School trustees told the city council, at a joint study session May 5, that they need to re-open the Covington School, that it will be an elementary school.
And "we don't need a large community-use gym at an elementary school," said Superintendent Marge Gratiot.
During the months of examining school needs, the question of joint use with the city at Covington "didn't come up," Gratiot said. "We needed the best plan for our schools and worked on that. But with the parents it came up."
Issues for parents of prospective Covington students were "no pool, no gym and no facilities yard," said school trustee Terri Sachs. Parents told school officials they want their elementary school to be just like the others in the district with an enclosed environment without strangers coming to a city-owned gym and without a pool into which a child might fall.
Council members were disappointed.
"We had a hope, a vision, a dream that's now a bit tarnished, changed," said Los Altos Mayor Kris Casto.
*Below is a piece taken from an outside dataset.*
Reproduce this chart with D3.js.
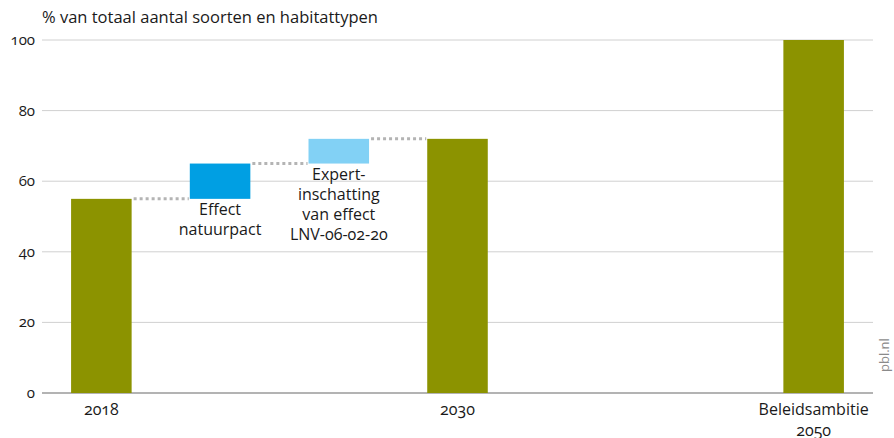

City officials had been waiting almost a year for an answer from the school district.
For councilman Francis La Poll, he said the report was "bittersweet. I want to fall back and have a chance to think about it and talk with the council."
Councilman John Moss, a former president of the school trustees, asked about opening Covington as a junior high school.
But Gratiot said it would cost $4 million to $5 million more to do that.
One dramatic possibility, mentioned in staff notes, suggests trading the school-owned Covington site for the city-owned Hillview Community Center, formerly a school. The school district could open their school at Hillview, and the city could develop the Covington and adjoining Rosita sites for community recreation.
Covington currently houses the district offices, an aged school-owned swimming pool run by the Masters Swim Program, day care centers and the school district corporation yard.
The city owns an adjoining 5.5-acre parcel at 401 Rosita Ave.
A community task force spent six months in 1997 creating a master plan for developing soccer and ball fields on the Rosita land and a community gymnasium and renovated swimming pool next door at the Covington site.
The facilities study by the school district has identified $66 million of remodeling and retrofitting at their eight schools and reopening a ninth. The district hopes to have a bond measure on the ballot by November.